Supplied information:
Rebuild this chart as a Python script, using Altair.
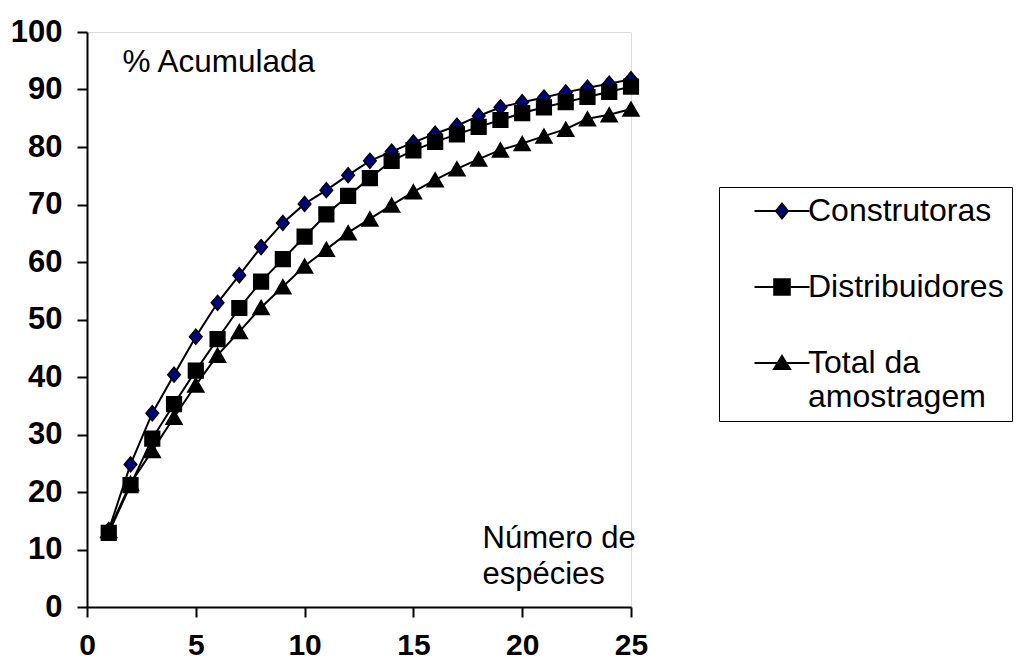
import altair as alt
import pandas as pd

especies = list(range(1, 26))
construtoras = [13.4, 24.8, 33.7, 40.4, 47.0, 52.9, 57.7, 62.6, 66.8, 70.1, 72.5, 75.1, 77.6, 79.2, 80.8,
                82.3, 83.7, 85.4, 86.9, 87.8, 88.6, 89.5, 90.3, 91.0, 91.8]
distribuidores = [12.9, 21.2, 29.3, 35.3, 41.1, 46.6, 52.0, 56.6, 60.5, 64.4, 68.3, 71.5, 74.6, 77.6, 79.4,
                  80.9, 82.2, 83.5, 84.7, 85.9, 86.9, 87.8, 88.7, 89.6, 90.5]
total = [13.3, 21.5, 27.2, 33.0, 38.6, 43.8, 47.9, 52.1, 55.7, 59.3, 62.2, 65.1, 67.5, 69.9, 72.2,
         74.3, 76.2, 77.9, 79.5, 80.6, 81.9, 83.1, 84.9, 85.6, 86.6]

series_names = ["Construtoras", "Distribuidores", "Total da amostragem"]
series_fill = ["#000080", "#000000", "#000000"]
series_stroke = ["#000000", "#000000", "#000000"]
x_ticks = [0, 5, 10, 15, 20, 25]
y_ticks = [0, 10, 20, 30, 40, 50, 60, 70, 80, 90, 100]

FONT = "Liberation Sans"

rows = []
for name, vals in zip(series_names, [construtoras, distribuidores, total]):
    for xv, yv in zip(especies, vals):
        rows.append({"x": xv, "y": yv, "series": name})
df = pd.DataFrame(rows)

plot_shapes = {
    "Construtoras": "M0,-1.07L0.9,0L0,1.07L-0.9,0Z",
    "Distribuidores": "M-1.05,-1.05H1.05V1.05H-1.05Z",
    "Total da amostragem": "M0,-1L1.15,1H-1.15Z",
}
legend_shapes = [
    "M-2.75,0H-0.6M0.6,0H2.75M0,-0.75L0.6,0L0,0.75L-0.6,0Z",
    "M-2.75,0H-0.78M0.78,0H2.75M-0.78,-0.78H0.78V0.78H-0.78Z",
    "M-2.75,0H-0.43M0.43,0H2.75M0,-0.7L0.8,0.6H-0.8Z",
]

x_enc = alt.X("x:Q", scale=alt.Scale(domain=[0, 25], nice=False),
              axis=alt.Axis(values=x_ticks, title=["Número de", "espécies"],
                            titleX=395, titleY=-60, titleAlign="left", titleBaseline="alphabetic",
                            titleLineHeight=36, titleFontSize=31, titleFontWeight="normal",
                            titleFont=FONT, titleColor="black",
                            labelFlush=False, labelOverlap=False, labelPadding=13,
                            labelFontSize=30, labelFontWeight="bold", labelFont=FONT,
                            labelColor="black", tickSize=10, tickWidth=2, tickColor="black",
                            domainColor="black", domainWidth=2, grid=False))
y_enc = alt.Y("y:Q", scale=alt.Scale(domain=[0, 100], nice=False),
              axis=alt.Axis(values=y_ticks, title="% Acumulada",
                            titleX=35, titleY=39, titleAngle=0, titleAlign="left",
                            titleBaseline="alphabetic", titleFontSize=31.5, titleFontWeight="normal",
                            titleFont=FONT, titleColor="black",
                            labelPadding=15, labelFontSize=31, labelFontWeight="bold",
                            labelFont=FONT, labelColor="black", labelOverlap=False,
                            tickSize=10, tickWidth=2, tickColor="black",
                            domainColor="black", domainWidth=2, grid=False))

base = alt.Chart(df)

lines = base.mark_line(color="black", strokeWidth=2).encode(
    x=x_enc, y=y_enc, detail="series:N", order="x:Q"
)

# marker layers, drawn so that squares end up on top
marker_layers = []
for name in ["Construtoras", "Total da amostragem", "Distribuidores"]:
    fill = series_fill[series_names.index(name)]
    marker_layers.append(
        base.transform_filter(alt.datum.series == name).mark_point(
            shape=plot_shapes[name], filled=True, fill=fill, size=196,
            stroke="black", strokeWidth=1.5, opacity=1
        ).encode(x=x_enc, y=y_enc)
    )

NBSP = "\u00a0" * 8
leg = alt.Legend(
    title=None, orient="none", legendX=632, legendY=155,
    labelFont=FONT, labelFontSize=32, labelColor="black", labelLimit=600,
    labelOffset=10, symbolOffset=39, symbolSize=400, rowPadding=44, padding=8,
    strokeColor="black", fillColor="white",
    symbolStrokeWidth=2, symbolOpacity=1,
    labelExpr=("datum.label == 'Total da amostragem' ? ['Total da', 'amostragem'] "
               ": datum.label + '" + NBSP + "'"),
)

legend_layer = base.transform_filter("false").mark_point(
    strokeWidth=2, opacity=1
).encode(
    x=x_enc, y=y_enc,
    fill=alt.Fill("series:N", scale=alt.Scale(domain=series_names, range=series_fill), legend=leg),
    stroke=alt.Stroke("series:N", scale=alt.Scale(domain=series_names, range=series_stroke), legend=leg),
    shape=alt.Shape("series:N", scale=alt.Scale(domain=series_names, range=legend_shapes), legend=leg),
)

chart = alt.layer(lines, *marker_layers, legend_layer).properties(
    width=544, height=575,
    autosize=alt.AutoSizeParams(type="none"),
    padding={"left": 79, "top": 24, "right": 385, "bottom": 54},
).configure_view(stroke=None).configure(background="white")

chart.save("out.html", embed_options={"renderer": "svg", "actions": False})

Problem description:
Print the listing above in full, exactly as written. Omit any pictures.

Output of the task:
Rebuild this chart as a Python script, using Altair.
import altair as alt
import pandas as pd

especies = list(range(1, 26))
construtoras = [13.4, 24.8, 33.7, 40.4, 47.0, 52.9, 57.7, 62.6, 66.8, 70.1, 72.5, 75.1, 77.6, 79.2, 80.8,
                82.3, 83.7, 85.4, 86.9, 87.8, 88.6, 89.5, 90.3, 91.0, 91.8]
distribuidores = [12.9, 21.2, 29.3, 35.3, 41.1, 46.6, 52.0, 56.6, 60.5, 64.4, 68.3, 71.5, 74.6, 77.6, 79.4,
                  80.9, 82.2, 83.5, 84.7, 85.9, 86.9, 87.8, 88.7, 89.6, 90.5]
total = [13.3, 21.5, 27.2, 33.0, 38.6, 43.8, 47.9, 52.1, 55.7, 59.3, 62.2, 65.1, 67.5, 69.9, 72.2,
         74.3, 76.2, 77.9, 79.5, 80.6, 81.9, 83.1, 84.9, 85.6, 86.6]

series_names = ["Construtoras", "Distribuidores", "Total da amostragem"]
series_fill = ["#000080", "#000000", "#000000"]
series_stroke = ["#000000", "#000000", "#000000"]
x_ticks = [0, 5, 10, 15, 20, 25]
y_ticks = [0, 10, 20, 30, 40, 50, 60, 70, 80, 90, 100]

FONT = "Liberation Sans"

rows = []
for name, vals in zip(series_names, [construtoras, distribuidores, total]):
    for xv, yv in zip(especies, vals):
        rows.append({"x": xv, "y": yv, "series": name})
df = pd.DataFrame(rows)

plot_shapes = {
    "Construtoras": "M0,-1.07L0.9,0L0,1.07L-0.9,0Z",
    "Distribuidores": "M-1.05,-1.05H1.05V1.05H-1.05Z",
    "Total da amostragem": "M0,-1L1.15,1H-1.15Z",
}
legend_shapes = [
    "M-2.75,0H-0.6M0.6,0H2.75M0,-0.75L0.6,0L0,0.75L-0.6,0Z",
    "M-2.75,0H-0.78M0.78,0H2.75M-0.78,-0.78H0.78V0.78H-0.78Z",
    "M-2.75,0H-0.43M0.43,0H2.75M0,-0.7L0.8,0.6H-0.8Z",
]

x_enc = alt.X("x:Q", scale=alt.Scale(domain=[0, 25], nice=False),
              axis=alt.Axis(values=x_ticks, title=["Número de", "espécies"],
                            titleX=395, titleY=-60, titleAlign="left", titleBaseline="alphabetic",
                            titleLineHeight=36, titleFontSize=31, titleFontWeight="normal",
                            titleFont=FONT, titleColor="black",
                            labelFlush=False, labelOverlap=False, labelPadding=13,
                            labelFontSize=30, labelFontWeight="bold", labelFont=FONT,
                            labelColor="black", tickSize=10, tickWidth=2, tickColor="black",
                            domainColor="black", domainWidth=2, grid=False))
y_enc = alt.Y("y:Q", scale=alt.Scale(domain=[0, 100], nice=False),
              axis=alt.Axis(values=y_ticks, title="% Acumulada",
                            titleX=35, titleY=39, titleAngle=0, titleAlign="left",
                            titleBaseline="alphabetic", titleFontSize=31.5, titleFontWeight="normal",
                            titleFont=FONT, titleColor="black",
                            labelPadding=15, labelFontSize=31, labelFontWeight="bold",
                            labelFont=FONT, labelColor="black", labelOverlap=False,
                            tickSize=10, tickWidth=2, tickColor="black",
                            domainColor="black", domainWidth=2, grid=False))

base = alt.Chart(df)

lines = base.mark_line(color="black", strokeWidth=2).encode(
    x=x_enc, y=y_enc, detail="series:N", order="x:Q"
)

# marker layers, drawn so that squares end up on top
marker_layers = []
for name in ["Construtoras", "Total da amostragem", "Distribuidores"]:
    fill = series_fill[series_names.index(name)]
    marker_layers.append(
        base.transform_filter(alt.datum.series == name).mark_point(
            shape=plot_shapes[name], filled=True, fill=fill, size=196,
            stroke="black", strokeWidth=1.5, opacity=1
        ).encode(x=x_enc, y=y_enc)
    )

NBSP = "\u00a0" * 8
leg = alt.Legend(
    title=None, orient="none", legendX=632, legendY=155,
    labelFont=FONT, labelFontSize=32, labelColor="black", labelLimit=600,
    labelOffset=10, symbolOffset=39, symbolSize=400, rowPadding=44, padding=8,
    strokeColor="black", fillColor="white",
    symbolStrokeWidth=2, symbolOpacity=1,
    labelExpr=("datum.label == 'Total da amostragem' ? ['Total da', 'amostragem'] "
               ": datum.label + '" + NBSP + "'"),
)

legend_layer = base.transform_filter("false").mark_point(
    strokeWidth=2, opacity=1
).encode(
    x=x_enc, y=y_enc,
    fill=alt.Fill("series:N", scale=alt.Scale(domain=series_names, range=series_fill), legend=leg),
    stroke=alt.Stroke("series:N", scale=alt.Scale(domain=series_names, range=series_stroke), legend=leg),
    shape=alt.Shape("series:N", scale=alt.Scale(domain=series_names, range=legend_shapes), legend=leg),
)

chart = alt.layer(lines, *marker_layers, legend_layer).properties(
    width=544, height=575,
    autosize=alt.AutoSizeParams(type="none"),
    padding={"left": 79, "top": 24, "right": 385, "bottom": 54},
).configure_view(stroke=None).configure(background="white")

chart.save("out.html", embed_options={"renderer": "svg", "actions": False})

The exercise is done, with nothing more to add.